The M2 MacBook Air's logic board. The M2 is the big chip in the center-left with the Apple logo printed on it.

Enlarge / The M2 MacBook Air’s logic board. The M2 is the big chip in the center-left with the Apple logo printed on it. (credit: iFixit)

If you read iFixit’s teardowns, in-depth reviews, or follow any tech YouTubers, you may have learned that the new M2-equipped MacBook Air is heatsink-less, in addition to being fanless.

While not something every MacBook Air owner will notice, we ran some tests, and the M2 MacBook Pro was 30 percent faster than the exact same M2 in the MacBook Air. More adventurous YouTubers have gone further—the Max Tech channel installed thin thermal pads on the MacBook Air’s M2 that significantly boosted the chip’s performance in both real-world and synthetic benchmark tests, while lower the chip’s maximum temperature from a toasty 108° Celsius to a less-toasty 97° Celsius.
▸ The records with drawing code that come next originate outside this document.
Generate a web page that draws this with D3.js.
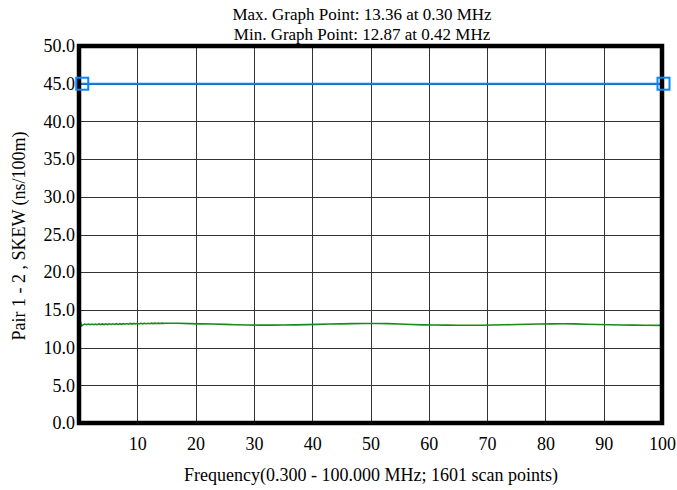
<!DOCTYPE html>
<html><head><meta charset="utf-8">
<script src="https://cdn.jsdelivr.net/npm/d3@7"></script>
<style>body{margin:0;background:#fff}svg{display:block}</style>
</head><body>
<script>
const titleLines = ["Max. Graph Point: 13.36 at 0.30 MHz", "Min. Graph Point: 12.87 at 0.42 MHz"];
const xTitle = "Frequency(0.300 - 100.000 MHz; 1601 scan points)";
const yTitle = "Pair 1 - 2 , SKEW (ns/100m)";
const xTicks = [10,20,30,40,50,60,70,80,90,100];
const yTicks = [0,5,10,15,20,25,30,35,40,45,50];
const freqMHz = [0.30,0.42,0.7,1.0,1.3,1.6,1.9,2.2,2.5,2.8,3.1,3.4,3.7,4.0,4.3,4.6,4.9,5.2,5.5,5.8,6.1,6.4,6.7,7.0,7.3,7.6,7.9,8.2,8.5,8.8,9.1,9.4,9.7,10.0,10.3,10.6,10.9,11.2,11.5,11.8,12.1,12.4,12.7,13.0,13.3,13.6,13.9,14.2,14.5,14.8,15.5,17,19,21,23,25,27,29,31,33,35,37,39,41,43,45,47,49,51,53,55,57,59,61,63,65,67,69,71,73,75,77,79,81,83,85,87,89,91,93,95,97,100];
const skew = [13.36,12.87,13.02,13.12,13.03,13.13,13.03,13.12,13.04,13.13,13.04,13.14,13.05,13.14,13.05,13.15,13.06,13.15,13.07,13.16,13.07,13.17,13.08,13.17,13.09,13.18,13.10,13.19,13.11,13.20,13.12,13.21,13.13,13.22,13.14,13.22,13.15,13.23,13.16,13.23,13.17,13.24,13.18,13.24,13.19,13.24,13.20,13.24,13.21,13.23,13.22,13.22,13.18,13.15,13.12,13.08,13.03,13.00,12.98,12.98,13.00,13.02,13.05,13.08,13.12,13.15,13.18,13.20,13.20,13.18,13.12,13.06,13.02,13.00,12.98,12.97,12.96,12.97,13.00,13.03,13.06,13.10,13.13,13.15,13.16,13.14,13.10,13.06,13.03,13.00,12.98,12.96,12.95];
const limitFreq = [0.30, 100];
const limitVal = [45, 45];

const FONT = "'Times New Roman', 'Liberation Serif', 'DejaVu Serif', serif";
const W = 677, H = 490;
const L = 79, R = 662, T = 46, B = 423;
const svg = d3.select("body").append("svg").attr("width", W).attr("height", H)
  .attr("font-family", FONT);
const x = d3.scaleLinear().domain([0, 100]).range([L, R]);
const y = d3.scaleLinear().domain([0, 50]).range([B, T]);

// grid
const g = svg.append("g");
g.selectAll("line.vx").data(xTicks.slice(0, -1)).enter().append("line")
  .attr("x1", d => Math.round(x(d)) + 0.5).attr("x2", d => Math.round(x(d)) + 0.5)
  .attr("y1", T).attr("y2", B).attr("stroke", "#333").attr("stroke-width", 1);
g.selectAll("line.hy").data(yTicks.slice(1, -1)).enter().append("line")
  .attr("y1", d => Math.round(y(d)) + 0.5).attr("y2", d => Math.round(y(d)) + 0.5)
  .attr("x1", L).attr("x2", R).attr("stroke", "#333").attr("stroke-width", 1);

// axes labels via d3 axes
const xAxis = svg.append("g").attr("transform", `translate(0,${B})`)
  .call(d3.axisBottom(x).tickValues(xTicks).tickSize(0).tickPadding(14).tickFormat(d3.format("d")));
xAxis.attr("font-family", FONT).attr("font-size", 18);
xAxis.select(".domain").remove();
xAxis.selectAll("text").attr("fill", "#000");
const yAxis = svg.append("g").attr("transform", `translate(${L - 2},0)`)
  .call(d3.axisLeft(y).tickValues(yTicks).tickSize(0).tickPadding(2).tickFormat(d3.format(".1f")));
yAxis.attr("font-family", FONT).attr("font-size", 18);
yAxis.select(".domain").remove();
yAxis.selectAll("text").attr("fill", "#000");

// data line
const line = d3.line().x((d, i) => x(freqMHz[i])).y(d => y(d));
svg.append("path").datum(skew).attr("d", line).attr("fill", "none")
  .attr("stroke", "#1a8a1a").attr("stroke-width", 1.6);

// limit line
const lim = limitVal.map((v, i) => ({f: limitFreq[i], v}));
svg.append("path").datum(lim).attr("d", d3.line().x(d => x(d.f)).y(d => y(d.v)))
  .attr("fill", "none").attr("stroke", "#0a84ff").attr("stroke-width", 2);

// frame
svg.append("rect").attr("x", L).attr("y", T).attr("width", R - L).attr("height", B - T)
  .attr("fill", "none").attr("stroke", "#000").attr("stroke-width", 4.5);

// markers
svg.selectAll("rect.m").data(lim).enter().append("rect")
  .attr("x", d => x(d.f) - 4.5).attr("y", d => y(d.v) - 6).attr("width", 12).attr("height", 12)
  .attr("fill", "none").attr("stroke", "#0a84ff").attr("stroke-width", 2);

// titles
svg.selectAll("text.t").data(titleLines).enter().append("text")
  .attr("x", 362).attr("y", (d, i) => 20 + i * 20).attr("text-anchor", "middle")
  .attr("font-size", 17).text(d => d);
svg.append("text").attr("x", 371).attr("y", 481).attr("text-anchor", "middle")
  .attr("font-size", 18).text(xTitle);
svg.append("text").attr("transform", "translate(25,236) rotate(-90)").attr("text-anchor", "middle")
  .attr("font-size", 18).text(yTitle);
</script>
</body></html>
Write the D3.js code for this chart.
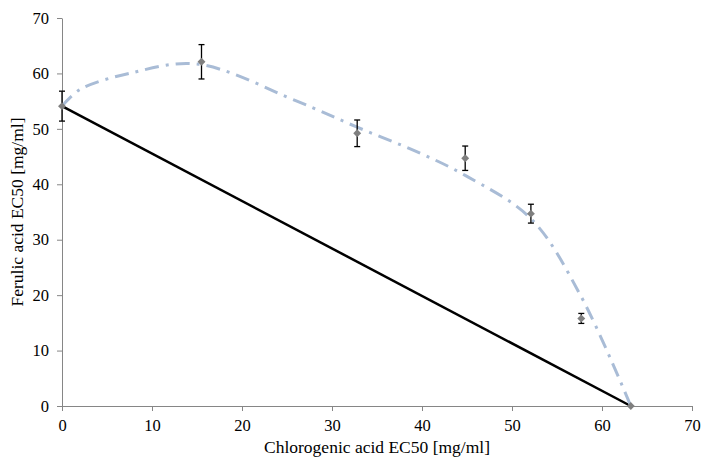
<!DOCTYPE html>
<html>
<head>
<meta charset="utf-8">
<script src="https://cdn.jsdelivr.net/npm/d3@7"></script>
<style>
  body { margin: 0; background: #fff; }
  svg { display: block; font-family: "Liberation Serif", "Times New Roman", serif; }
  .axis path, .axis line { stroke: #868686; }
  .axis text { font-size: 16.5px; fill: #000; font-family: "Liberation Serif", serif; }
</style>
</head>
<body>
<svg id="chart" width="704" height="460"></svg>
<script>
// measured points (chlorogenic acid EC50, ferulic acid EC50, error)
var chloroX = [0, 15.5, 32.8, 44.8, 52.1, 57.7, 63.2];
var ferulicY = [54.1, 62.1, 49.2, 44.7, 34.7, 15.8, 0];
var errY = [2.7, 3.1, 2.4, 2.2, 1.7, 0.9, 0];

// smoothed dash-dot curve
var curveX = [0, 2, 7.7, 15, 26.1, 32.8, 39.8, 44.8, 52.1, 57.6, 63.2];
var curveY = [54.1, 57.1, 60.1, 61.7, 55, 50.3, 45.6, 41.6, 33.8, 20, 0];

// additivity line
var lineX = [0, 63.2];
var lineY = [54.1, 0];

var ticks = [0, 10, 20, 30, 40, 50, 60, 70];

var svg = d3.select('#chart');
var x = d3.scaleLinear().domain([0, 70]).range([62, 692]);
var y = d3.scaleLinear().domain([0, 70]).range([406, 18]);

svg.append('g')
    .attr('class', 'axis')
    .attr('transform', 'translate(0,406)')
    .call(d3.axisBottom(x).tickValues(ticks).tickSize(5).tickPadding(8).tickSizeOuter(0))
    .call(function(g) { g.select('.domain').attr('d', 'M57,0.5H692'); });

svg.append('g')
    .attr('class', 'axis')
    .attr('transform', 'translate(62,0)')
    .call(d3.axisLeft(y).tickValues(ticks).tickSize(5).tickPadding(8).tickSizeOuter(0));

svg.append('text')
    .attr('x', x(35)).attr('y', 453)
    .attr('text-anchor', 'middle')
    .style('font-size', '17.5px')
    .text('Chlorogenic acid EC50 [mg/ml]');

svg.append('text')
    .attr('transform', 'translate(23,' + y(35) + ') rotate(-90)')
    .attr('text-anchor', 'middle')
    .style('font-size', '17.5px')
    .text('Ferulic acid EC50 [mg/ml]');

var line = d3.line()
    .x(function(d) { return x(d[0]); })
    .y(function(d) { return y(d[1]); });

svg.append('path')
    .datum(d3.zip(lineX, lineY))
    .attr('d', line)
    .attr('fill', 'none')
    .attr('stroke', '#000')
    .attr('stroke-width', 2.5);

svg.append('path')
    .datum(d3.zip(curveX, curveY))
    .attr('d', line.curve(d3.curveCatmullRom.alpha(0.5)))
    .attr('fill', 'none')
    .attr('stroke', '#a9bcd6')
    .attr('stroke-width', 3)
    .attr('stroke-dasharray', '14,7,3,7');

var pts = d3.zip(chloroX, ferulicY, errY);

var eb = svg.append('g').attr('stroke', '#000').attr('stroke-width', 1.3);
pts.filter(function(d) { return d[2] > 0; }).forEach(function(d) {
  var cx = x(d[0]);
  eb.append('line').attr('x1', cx).attr('x2', cx)
      .attr('y1', y(d[1] - d[2])).attr('y2', y(d[1] + d[2]));
  eb.append('line').attr('x1', cx - 3).attr('x2', cx + 3)
      .attr('y1', y(d[1] + d[2])).attr('y2', y(d[1] + d[2]));
  eb.append('line').attr('x1', cx - 3).attr('x2', cx + 3)
      .attr('y1', y(d[1] - d[2])).attr('y2', y(d[1] - d[2]));
});

svg.selectAll('.marker')
    .data(pts)
  .enter().append('path')
    .attr('class', 'marker')
    .attr('d', d3.symbol().type(d3.symbolDiamond2).size(40))
    .attr('transform', function(d) { return 'translate(' + x(d[0]) + ',' + y(d[1]) + ')'; })
    .attr('fill', '#7f7f7f');
</script>
</body>
</html>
Thermal pads, heatspreaders, and heatsinks all work the same way: they make close contact with the processor and conduct heat away from it. As that heat is spread over a larger surface area, it becomes easier to dissipate, making it easier to keep the processor cool. The M1 MacBook Air included a passive heatspreader (that is, one without a fan) that conducted heat away from the chip, while the M1 and M2 MacBook Pros use active cooling systems that pull in cool air and eject hot air for even more effective cooling.